Differential hydration of dA.dT base pairs in parallel-stranded DNA relative to antiparallel DNA.

Parallel-stranded DNA is a novel double-stranded helical form of DNA. Its secondary structure is established by reverse Watson-Crick base pairing between the bases of the complementary strands forming a double helix with equivalent grooves. We have used a combination of magnetic suspension densitometry and isothermal titration calorimetry to obtain complete thermodynamic profiles for the formation of two DNA 25 mer duplexes. The duplexes contain exclusively dA.dT base pairs in either parallel (ps-d1.D2) or antiparallel (aps-D1.D3) orientation. At 15 degrees C, the formation of each duplex is accompanied by favorable free-energy terms resulting from the partial compensation of favorable exothermic enthalpies and unfavorable entropies and by an uptake of both counterions and water molecules.
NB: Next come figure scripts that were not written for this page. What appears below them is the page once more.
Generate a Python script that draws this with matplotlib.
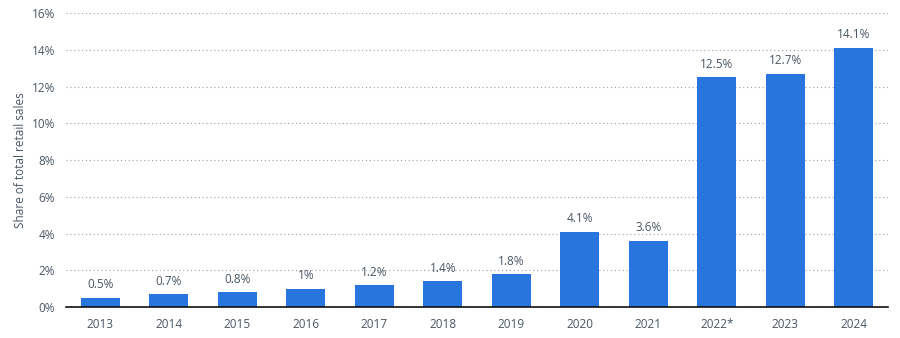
import matplotlib
matplotlib.use("Agg")
import matplotlib.pyplot as plt
from matplotlib.ticker import FuncFormatter

years = ["2013", "2014", "2015", "2016", "2017", "2018", "2019", "2020", "2021", "2022*", "2023", "2024"]
shares = [0.5, 0.7, 0.8, 1.0, 1.2, 1.4, 1.8, 4.1, 3.6, 12.5, 12.7, 14.1]
labels = ["0.5%", "0.7%", "0.8%", "1%", "1.2%", "1.4%", "1.8%", "4.1%", "3.6%", "12.5%", "12.7%", "14.1%"]

plt.rcParams['font.family'] = ['Open Sans', 'DejaVu Sans']
text_color = "#4a5563"

fig = plt.figure(figsize=(9, 3.38), dpi=100)
ax = fig.add_axes([0.0733, 0.0917, 0.9134, 0.8698])

x = range(len(years))
bars = ax.bar(x, shares, width=0.57, color="#2876dd", zorder=3)
for i, (v, lab) in enumerate(zip(shares, labels)):
    ax.text(i, v + 0.35, lab, ha="center", va="bottom", fontsize=8.5, color=text_color, zorder=4)

ax.set_xlim(-0.5, len(years) - 0.5)
ax.set_ylim(0, 16)
ax.set_yticks(range(0, 17, 2))
ax.yaxis.set_major_formatter(FuncFormatter(lambda v, p: f"{int(v)}%"))
ax.set_xticks(list(x))
ax.set_xticklabels(years)
ax.tick_params(axis="both", length=0, labelsize=8.5, colors=text_color)
ax.tick_params(axis="x", pad=8)
ax.tick_params(axis="y", pad=8)
ax.grid(axis="y", linestyle=(0, (1, 2.5)), color="#9aa0a6", linewidth=0.8, zorder=0)
for s in ["top", "right", "left"]:
    ax.spines[s].set_visible(False)
ax.spines["bottom"].set_color("#111111")
ax.spines["bottom"].set_linewidth(1.2)
ax.spines["bottom"].set_zorder(5)
ax.set_ylabel("Share of total retail sales", fontsize=8.5, color=text_color, labelpad=3)

fig.savefig("out.png", dpi=100)
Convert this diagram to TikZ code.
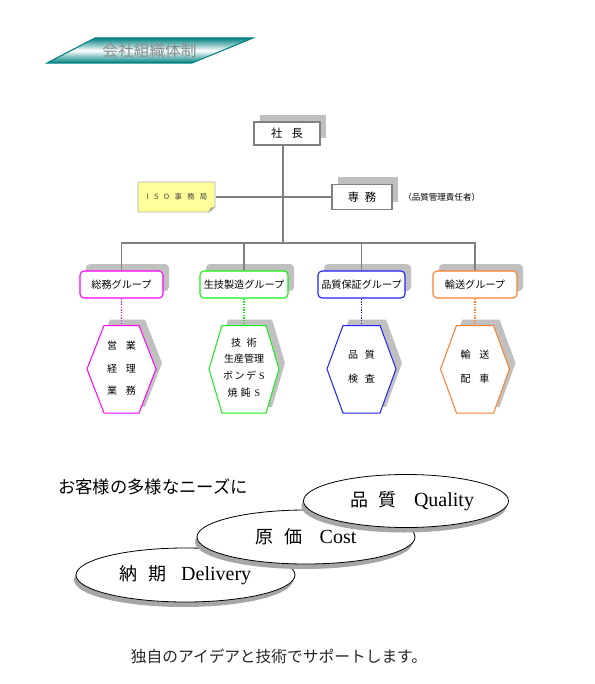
\documentclass[tikz,border=0pt]{standalone}
\usepackage{fontspec}
\setmainfont{Liberation Serif}
\newfontfamily\jp{Noto Sans CJK JP}
\usetikzlibrary{shapes.geometric,shadows,calc}
\definecolor{lg}{RGB}{128,128,128}
\definecolor{shdc}{RGB}{192,192,192}
\definecolor{mag}{RGB}{255,0,255}
\definecolor{grn}{RGB}{20,240,20}
\definecolor{blu}{RGB}{30,30,255}
\definecolor{org}{RGB}{255,125,40}
\definecolor{isoY}{RGB}{255,255,153}
\definecolor{teal1}{RGB}{0,128,128}
\begin{document}
\begin{tikzpicture}[x=0.75pt,y=-0.75pt,
  conn/.style={draw=lg,line width=1.1pt},
  shd/.style={drop shadow={shadow xshift=4.5pt,shadow yshift=5.25pt,fill=shdc,opacity=1}},
  box/.style={draw=lg,line width=0.8pt,fill=white,inner sep=0pt,shd,font=\jp\fontsize{8.5}{10}\selectfont},
  grp/.style={draw=#1,line width=0.8pt,fill=white,inner sep=0pt,rounded corners=3pt,shd,minimum height=20.25pt,font=\jp\fontsize{7.6}{9}\selectfont},
  hex/.style={draw=#1,line width=0.75pt,fill=white,drop shadow={shadow xshift=4.5pt,shadow yshift=4.5pt,fill=shdc,opacity=1}},
  hext/.style={inner sep=0pt,align=center},
  dots/.style={draw=#1,line width=1.3pt,dash pattern=on 1pt off 1pt},
  ell/.style={ellipse,draw=black,line width=0.6pt,fill=white,inner sep=0pt,drop shadow={shadow xshift=-1.5pt,shadow yshift=-3.75pt,fill=black!35,opacity=1},font=\fontsize{15}{18}\selectfont}
]
\useasboundingbox (0,0) rectangle (594,684);

% title banner
\path[draw=teal1,line width=0.8pt,top color=teal1,bottom color=teal1,middle color=white]
  (47,63) -- (95,38) -- (253,38) -- (192,63) -- cycle;
\node[font=\jp\fontsize{11.8}{14}\selectfont,text=black!45] (title) at (149.5,50.5) {会社組織体制};

% top boxes
\node[box,minimum width=49.5pt,minimum height=17.25pt] (boss) at (287,133.5) {社\hspace{0.8em}長};
\node[box,minimum width=45pt,minimum height=18.75pt] (senmu) at (362,197) {専\hspace{0.5em}務};
\node[font=\jp\fontsize{6.4}{7}\selectfont,anchor=west,inner sep=0pt] (note) at (403,197) {（品質管理責任者）};

% ISO box
\filldraw[fill=isoY,draw=black!30,line width=0.6pt] (138,182) -- (215,182) -- (215,207) -- (209,212) -- (138,212) -- cycle;
\filldraw[fill=isoY!70!black,draw=black!30,line width=0.4pt] (209,212) -- (210.5,208) -- (215,207) -- cycle;
\node[minimum width=57.75pt,minimum height=22.5pt,inner sep=0pt,font=\jp\fontsize{5.5}{6}\selectfont,text=black!75] (iso) at (177,197)
  {I\hspace{4pt}S\hspace{4pt}O\hspace{4pt}事\hspace{4pt}務\hspace{4pt}局};

% group boxes
\node[grp=mag,minimum width=62.25pt] (g1) at (121.5,284.5) {総務グループ};
\node[grp=grn,minimum width=66pt] (g2) at (244,284.5) {生技製造グループ};
\node[grp=blu,minimum width=65.25pt] (g3) at (361.5,284.5) {品質保証グループ};
\node[grp=org,minimum width=63pt] (g4) at (475,284.5) {輸送グループ};

% hexagons
\draw[hex=mag] (104,325.5) -- (139,325.5) -- (156,369) -- (139,413) -- (104,413) -- (87,369) -- cycle;
\draw[hex=grn] (222,325.5) -- (266,325.5) -- (279,369) -- (266,413) -- (222,413) -- (209,369) -- cycle;
\draw[hex=blu] (343,325.5) -- (380,325.5) -- (396,369) -- (380,413) -- (343,413) -- (327,369) -- cycle;
\draw[hex=org] (456.5,325.5) -- (493.5,325.5) -- (509.5,369) -- (493.5,413) -- (456.5,413) -- (440.5,369) -- cycle;
\coordinate (h1) at (121.5,325.5);
\coordinate (h2) at (244,325.5);
\coordinate (h3) at (361.5,325.5);
\coordinate (h4) at (475,325.5);

\node[hext,font=\jp\fontsize{7.5}{16.9}\selectfont] (t1) at (121.5,368.5)
  {営\hspace{0.9em}業\\経\hspace{0.9em}理\\業\hspace{0.9em}務};
\node[hext,font=\jp\fontsize{7.5}{12.5}\selectfont] (t2) at (244,367.5)
  {技\hspace{0.6em}術\\生産管理\\ボ\hspace{0.15em}ン\hspace{0.15em}デ\hspace{0.3em}{\rmfamily S}\\焼\hspace{0.3em}鈍\hspace{0.4em}{\rmfamily S}};
\node[hext,font=\jp\fontsize{7.5}{17.6}\selectfont] (t3) at (361.5,366.5)
  {品\hspace{0.7em}質\\検\hspace{0.7em}査};
\node[hext,font=\jp\fontsize{7.5}{17.6}\selectfont] (t4) at (475,366.5)
  {輸\hspace{0.9em}送\\配\hspace{0.9em}車};

% connectors
\coordinate (busy) at (0,243);
\coordinate (trunk) at (283,243);
\draw[conn] (boss.south -| trunk) -- (trunk);
\draw[conn] (g1.north) -- (g1.north |- busy) -- (g4.north |- busy) -- (g4.north);
\draw[conn] (g2.north) -- (g2.north |- busy);
\draw[conn] (g3.north) -- (g3.north |- busy);
\draw[conn] (iso.east) -- (senmu.west);
\draw[dots=mag] (g1.south) -- (h1);
\draw[dots=grn] (g2.south) -- (h2);
\draw[dots=blu] (g3.south) -- (h3);
\draw[dots=org] (g4.south) -- (h4);

% needs
\node[anchor=west,inner sep=0pt,font=\jp\fontsize{13}{15}\selectfont] (needs) at (58,487) {お客様の多様なニーズに};
\node[ell,minimum width=164.25pt,minimum height=40.5pt] (deliv) at (185.5,575)
  {{\jp\fontsize{13.5}{16}\selectfont 納\hspace{8pt}期}\hspace{11pt}Delivery};
\node[ell,minimum width=163.5pt,minimum height=40.5pt] (cost) at (306,537)
  {{\jp\fontsize{13.5}{16}\selectfont 原\hspace{8pt}価}\hspace{13pt}Cost};
\node[ell,minimum width=153.75pt,minimum height=39.75pt] (qual) at (406,501)
  {\hspace{9pt}{\jp\fontsize{13.5}{16}\selectfont 品\hspace{8pt}質}\hspace{13pt}Quality};

\node[font=\jp\fontsize{11.8}{14}\selectfont,text=black!85] (support) at (279,656) {独自のアイデアと技術でサポートします。};
\end{tikzpicture}
\end{document}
By taking into account the contribution of single-strand base-stacking interactions and using the formation of the aps-D1.D3 duplex as a reference state to establish a thermodynamic cycle in which the similar single strands cancel out, we obtained a delta delta G zero term of +10 kcal mol-1 duplex formed that results from a partial differential enthalpy-entropy compensation of +32 kcal mol-1 and a delta delta V of 257 mL mol-1. The positive sign of this enthalpy-entropy compensation together with the marginal differential counterion uptake of 0.2 mol of Na+/mol of duplex is characteristic of processes driven by differential hydration and strongly suggests that the parallel duplex is much less hydrated than its antiparallel counterpart by approximately 4 mol of water/mol of base pair.